• **Provided material**:
-- Start --

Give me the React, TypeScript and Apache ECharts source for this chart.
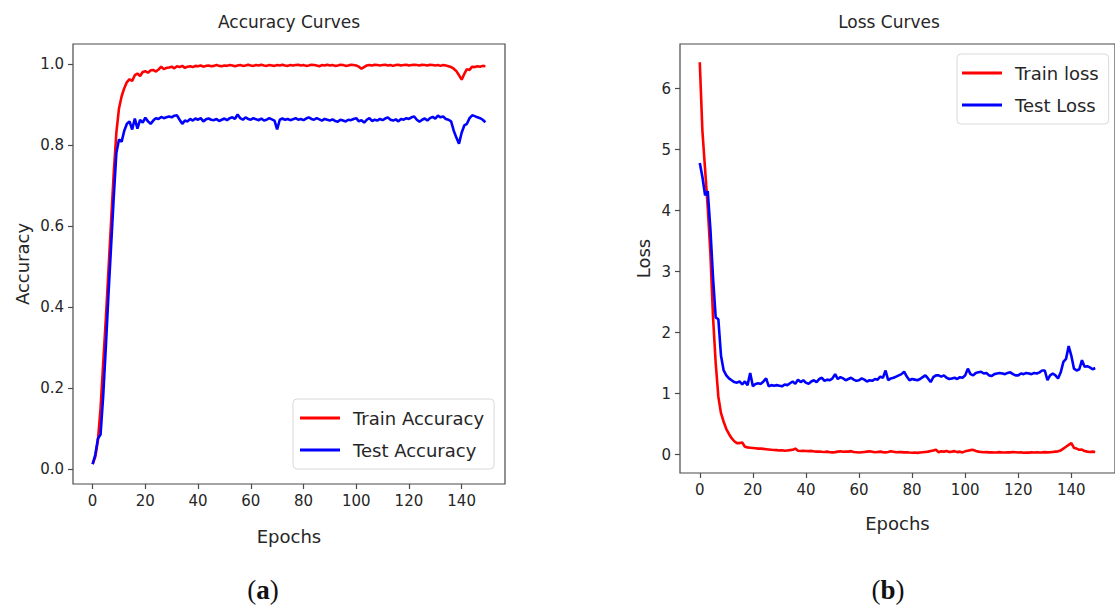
import React, { useEffect, useRef } from "react";
import * as echarts from "echarts";

const epochTicks = [0, 20, 40, 60, 80, 100, 120, 140];
const accTicks = [0, 0.2, 0.4, 0.6, 0.8, 1.0];
const lossTicks = [0, 1, 2, 3, 4, 5, 6];

const trainAcc = [
  0.012, 0.03, 0.07, 0.15, 0.26, 0.37, 0.49, 0.61, 0.73, 0.83,
  0.89, 0.92, 0.94, 0.955, 0.962, 0.958, 0.972, 0.976, 0.97, 0.98,
  0.982, 0.978, 0.984, 0.985, 0.981, 0.986, 0.993, 0.987, 0.99, 0.991,
  0.993, 0.989, 0.994, 0.992, 0.995, 0.99, 0.993, 0.994, 0.992, 0.995,
  0.994, 0.996, 0.993, 0.995, 0.996, 0.994, 0.995, 0.997, 0.995, 0.994,
  0.996, 0.995, 0.997, 0.996, 0.994, 0.996, 0.997, 0.995, 0.996, 0.998,
  0.996, 0.995, 0.997, 0.996, 0.998, 0.996, 0.995, 0.997, 0.996, 0.995,
  0.997, 0.996, 0.998, 0.996, 0.995, 0.997, 0.996, 0.997, 0.998, 0.996,
  0.997, 0.995, 0.996, 0.998, 0.997, 0.996, 0.994, 0.997, 0.996, 0.998,
  0.996, 0.997, 0.995, 0.996, 0.998, 0.997, 0.995, 0.996, 0.998, 0.997,
  0.996, 0.993, 0.988, 0.992, 0.996, 0.997, 0.996, 0.998, 0.997, 0.996,
  0.997, 0.998, 0.996, 0.997, 0.995, 0.997, 0.998, 0.996, 0.997, 0.998,
  0.996, 0.997, 0.998, 0.997, 0.996, 0.998, 0.997, 0.996, 0.998, 0.997,
  0.996, 0.997, 0.995, 0.997, 0.996, 0.994, 0.992, 0.988, 0.982, 0.972,
  0.961, 0.975, 0.987, 0.985, 0.993, 0.992, 0.994, 0.993, 0.995, 0.994,
];

const testAcc = [
  0.012, 0.035, 0.075, 0.085, 0.18, 0.3, 0.43, 0.55, 0.67, 0.78,
  0.813, 0.808, 0.835, 0.852, 0.858, 0.838, 0.865, 0.84, 0.862, 0.855,
  0.867, 0.858, 0.852, 0.86, 0.866, 0.864, 0.869, 0.866, 0.868, 0.87,
  0.868, 0.872, 0.873, 0.862, 0.852, 0.86, 0.858, 0.864, 0.86, 0.865,
  0.862, 0.866, 0.858, 0.863, 0.865, 0.862, 0.861, 0.864, 0.859, 0.862,
  0.865, 0.861, 0.866, 0.868, 0.864, 0.875, 0.866, 0.862, 0.868, 0.864,
  0.862, 0.866, 0.863, 0.861, 0.865, 0.86, 0.862, 0.866, 0.863, 0.86,
  0.838, 0.862, 0.865, 0.862, 0.864, 0.861, 0.863, 0.866, 0.862, 0.864,
  0.861, 0.865, 0.868, 0.864, 0.862, 0.866, 0.863, 0.86, 0.864, 0.862,
  0.86, 0.863, 0.859, 0.857, 0.862, 0.86, 0.858, 0.862, 0.861, 0.864,
  0.866, 0.858, 0.861, 0.855, 0.862, 0.866, 0.859, 0.862, 0.86, 0.864,
  0.861, 0.865, 0.868, 0.862, 0.86, 0.863, 0.858, 0.864, 0.862, 0.866,
  0.864, 0.868, 0.87, 0.862, 0.857, 0.862, 0.865, 0.86, 0.866, 0.869,
  0.865, 0.872, 0.868, 0.87, 0.864, 0.862, 0.858, 0.835, 0.818, 0.803,
  0.83, 0.848, 0.852, 0.866, 0.873, 0.871, 0.868, 0.866, 0.862, 0.856,
];

const trainLoss = [
  6.43, 5.3, 4.68, 4.05, 3.3, 2.25, 1.5, 0.95, 0.68, 0.54,
  0.42, 0.34, 0.27, 0.22, 0.19, 0.19, 0.2, 0.13, 0.12, 0.115,
  0.11, 0.105, 0.1, 0.1, 0.095, 0.09, 0.085, 0.08, 0.078, 0.075,
  0.07, 0.072, 0.065, 0.07, 0.075, 0.08, 0.1, 0.065, 0.06, 0.065,
  0.06, 0.058, 0.062, 0.055, 0.05, 0.052, 0.048, 0.045, 0.05, 0.04,
  0.038, 0.042, 0.05, 0.055, 0.048, 0.052, 0.05, 0.058, 0.045, 0.04,
  0.035, 0.04, 0.045, 0.05, 0.055, 0.048, 0.04, 0.045, 0.05, 0.042,
  0.038, 0.045, 0.055, 0.048, 0.04, 0.045, 0.042, 0.038, 0.04, 0.035,
  0.032, 0.035, 0.03, 0.035, 0.04, 0.045, 0.05, 0.06, 0.07, 0.08,
  0.04, 0.055, 0.05, 0.06, 0.045, 0.05, 0.058, 0.042, 0.05, 0.038,
  0.055, 0.065, 0.075, 0.08, 0.06, 0.05, 0.045, 0.04, 0.042, 0.038,
  0.04, 0.035, 0.038, 0.042, 0.036, 0.035, 0.04, 0.038, 0.045, 0.04,
  0.035, 0.038, 0.032, 0.036, 0.034, 0.038, 0.035, 0.04, 0.036, 0.038,
  0.042, 0.038, 0.04, 0.045, 0.05, 0.055, 0.07, 0.1, 0.13, 0.16,
  0.19, 0.11, 0.1, 0.08, 0.085, 0.06, 0.05, 0.045, 0.05, 0.045,
];

const testLoss = [
  4.78, 4.55, 4.25, 4.32, 3.7, 2.9, 2.25, 2.22, 1.62, 1.38,
  1.3, 1.25, 1.22, 1.19, 1.18, 1.2, 1.15, 1.2, 1.14, 1.34,
  1.12, 1.16, 1.17, 1.16, 1.2, 1.25, 1.12, 1.14, 1.13, 1.14,
  1.13, 1.12, 1.15, 1.14, 1.17, 1.2, 1.16, 1.23, 1.19, 1.22,
  1.18, 1.16, 1.2, 1.22, 1.19, 1.24, 1.26, 1.21, 1.23, 1.22,
  1.25, 1.32, 1.24, 1.27, 1.25, 1.22, 1.24, 1.26, 1.23, 1.21,
  1.22, 1.25, 1.23, 1.2, 1.22, 1.21, 1.24, 1.23, 1.28, 1.26,
  1.38, 1.22, 1.25, 1.26, 1.28, 1.3, 1.32, 1.36, 1.28, 1.22,
  1.24, 1.23, 1.22, 1.24, 1.27, 1.3, 1.25, 1.19, 1.27, 1.3,
  1.3, 1.28, 1.3, 1.26, 1.24, 1.25, 1.26, 1.24, 1.27, 1.26,
  1.3, 1.41, 1.32, 1.3, 1.34, 1.35, 1.36, 1.33, 1.34, 1.3,
  1.29, 1.32, 1.33, 1.34, 1.33, 1.32, 1.34, 1.35, 1.32, 1.3,
  1.3, 1.33, 1.32, 1.34, 1.33, 1.32, 1.34, 1.33, 1.35, 1.38,
  1.38, 1.22, 1.3, 1.33, 1.3, 1.25, 1.35, 1.52, 1.57, 1.78,
  1.62, 1.41, 1.38, 1.4, 1.55, 1.44, 1.45, 1.43, 1.4, 1.42,
];

const FONT = "DejaVu Sans";
const TXT = "#262626";
const FRAME = "#4a4a4a";

function pairs(arr: number[]) {
  return arr.map((v, i) => [i, v]);
}

function xAxisCfg(gridIndex: number, nameGap: number) {
  return {
    type: "value",
    gridIndex,
    min: -7.45,
    max: 156.45,
    name: "Epochs",
    nameLocation: "middle",
    nameGap,
    nameTextStyle: { fontFamily: FONT, fontSize: 18, color: TXT },
    axisLine: { show: false, onZero: false },
    splitLine: { show: false },
    axisTick: { show: true, length: 5, lineStyle: { color: FRAME, width: 1.2 }, customValues: epochTicks },
    axisLabel: { fontFamily: FONT, fontSize: 15, color: TXT, margin: 9, customValues: epochTicks },
  };
}

export default function App() {
  const ref = useRef<HTMLDivElement>(null);
  useEffect(() => {
    if (!ref.current) return;
    const chart = echarts.init(ref.current, undefined, { renderer: "svg" });
    const legendBase = {
      orient: "vertical",
      icon: "rect",
      itemWidth: 40,
      itemHeight: 3,
      itemGap: 14,
      backgroundColor: "#fff",
      borderColor: "#d9d9d9",
      borderWidth: 1,
      borderRadius: 4,
      textStyle: { fontFamily: FONT, fontSize: 18, color: TXT, padding: [0, 0, 0, 8] },
    };
    chart.setOption({
      animation: false,
      backgroundColor: "#fff",
      grid: [
        { left: 73, top: 44, width: 432, height: 440, show: true, borderColor: FRAME, borderWidth: 1.2, backgroundColor: "transparent" },
        { left: 680, top: 44, width: 445, height: 429, show: true, borderColor: FRAME, borderWidth: 1.2, backgroundColor: "transparent" },
      ],
      xAxis: [xAxisCfg(0, 43), xAxisCfg(1, 41)],
      yAxis: [
        {
          type: "value",
          gridIndex: 0,
          min: -0.037,
          max: 1.049,
          name: "Accuracy",
          nameLocation: "middle",
          nameGap: 42,
          nameTextStyle: { fontFamily: FONT, fontSize: 18, color: TXT },
          axisLine: { show: false, onZero: false },
          splitLine: { show: false },
          axisTick: { show: true, length: 5, lineStyle: { color: FRAME, width: 1.2 }, customValues: accTicks },
          axisLabel: { fontFamily: FONT, fontSize: 15, color: TXT, margin: 9, customValues: accTicks, formatter: (v: number) => v.toFixed(1) },
        },
        {
          type: "value",
          gridIndex: 1,
          min: -0.3,
          max: 6.73,
          name: "Loss",
          nameLocation: "middle",
          nameGap: 28,
          nameTextStyle: { fontFamily: FONT, fontSize: 18, color: TXT },
          axisLine: { show: false, onZero: false },
          splitLine: { show: false },
          axisTick: { show: true, length: 5, lineStyle: { color: FRAME, width: 1.2 }, customValues: lossTicks },
          axisLabel: { fontFamily: FONT, fontSize: 15, color: TXT, margin: 9, customValues: lossTicks },
        },
      ],
      legend: [
        { ...legendBase, left: 293, top: 399, padding: [10, 10, 10, 7], data: ["Train Accuracy", "Test Accuracy"] },
        { ...legendBase, left: 957, top: 54, padding: [10, 10, 10, 5], data: ["Train loss", "Test Loss"] },
      ],
      series: [
        { name: "Train Accuracy", type: "line", xAxisIndex: 0, yAxisIndex: 0, data: pairs(trainAcc), showSymbol: false, symbol: "none", lineStyle: { color: "#ff0000", width: 2.6 }, itemStyle: { color: "#ff0000" } },
        { name: "Test Accuracy", type: "line", xAxisIndex: 0, yAxisIndex: 0, data: pairs(testAcc), showSymbol: false, symbol: "none", lineStyle: { color: "#0000ff", width: 2.6 }, itemStyle: { color: "#0000ff" } },
        { name: "Train loss", type: "line", xAxisIndex: 1, yAxisIndex: 1, data: pairs(trainLoss), showSymbol: false, symbol: "none", lineStyle: { color: "#ff0000", width: 2.6 }, itemStyle: { color: "#ff0000" } },
        { name: "Test Loss", type: "line", xAxisIndex: 1, yAxisIndex: 1, data: pairs(testLoss), showSymbol: false, symbol: "none", lineStyle: { color: "#0000ff", width: 2.6 }, itemStyle: { color: "#0000ff" } },
      ],
      graphic: [
        { type: "text", x: 289, y: 13, style: { text: "Accuracy Curves", fontFamily: FONT, fontSize: 17, fill: TXT, textAlign: "center", textVerticalAlign: "top" } },
        { type: "text", x: 889, y: 13, style: { text: "Loss Curves", fontFamily: FONT, fontSize: 17, fill: TXT, textAlign: "center", textVerticalAlign: "top" } },
        {
          type: "text", x: 263, y: 590,
          style: {
            text: "{n|(}{b|a}{n|)}", textAlign: "center", textVerticalAlign: "middle",
            rich: {
              n: { fontFamily: "Liberation Serif", fontSize: 27, fill: "#111" },
              b: { fontFamily: "Liberation Serif", fontSize: 27, fontWeight: "bold", fill: "#111" },
            },
          },
        },
        {
          type: "text", x: 888, y: 590,
          style: {
            text: "{n|(}{b|b}{n|)}", textAlign: "center", textVerticalAlign: "middle",
            rich: {
              n: { fontFamily: "Liberation Serif", fontSize: 27, fill: "#111" },
              b: { fontFamily: "Liberation Serif", fontSize: 27, fontWeight: "bold", fill: "#111" },
            },
          },
        },
      ],
    });
    return () => chart.dispose();
  }, []);
  return <div ref={ref} style={{ position: "fixed", left: 0, top: 0, width: 1115, height: 608 }} />;
}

-- End --

• **Directions for this task**:
Take the material above from its first line through the line holding "const lossTicks = [0, 1, 2, 3, 4, 5, 6];" and set it down exactly, without the pictures.

• **Result for this exercise**:
Give me the React, TypeScript and Apache ECharts source for this chart.
import React, { useEffect, useRef } from "react";
import * as echarts from "echarts";

const epochTicks = [0, 20, 40, 60, 80, 100, 120, 140];
const accTicks = [0, 0.2, 0.4, 0.6, 0.8, 1.0];
const lossTicks = [0, 1, 2, 3, 4, 5, 6];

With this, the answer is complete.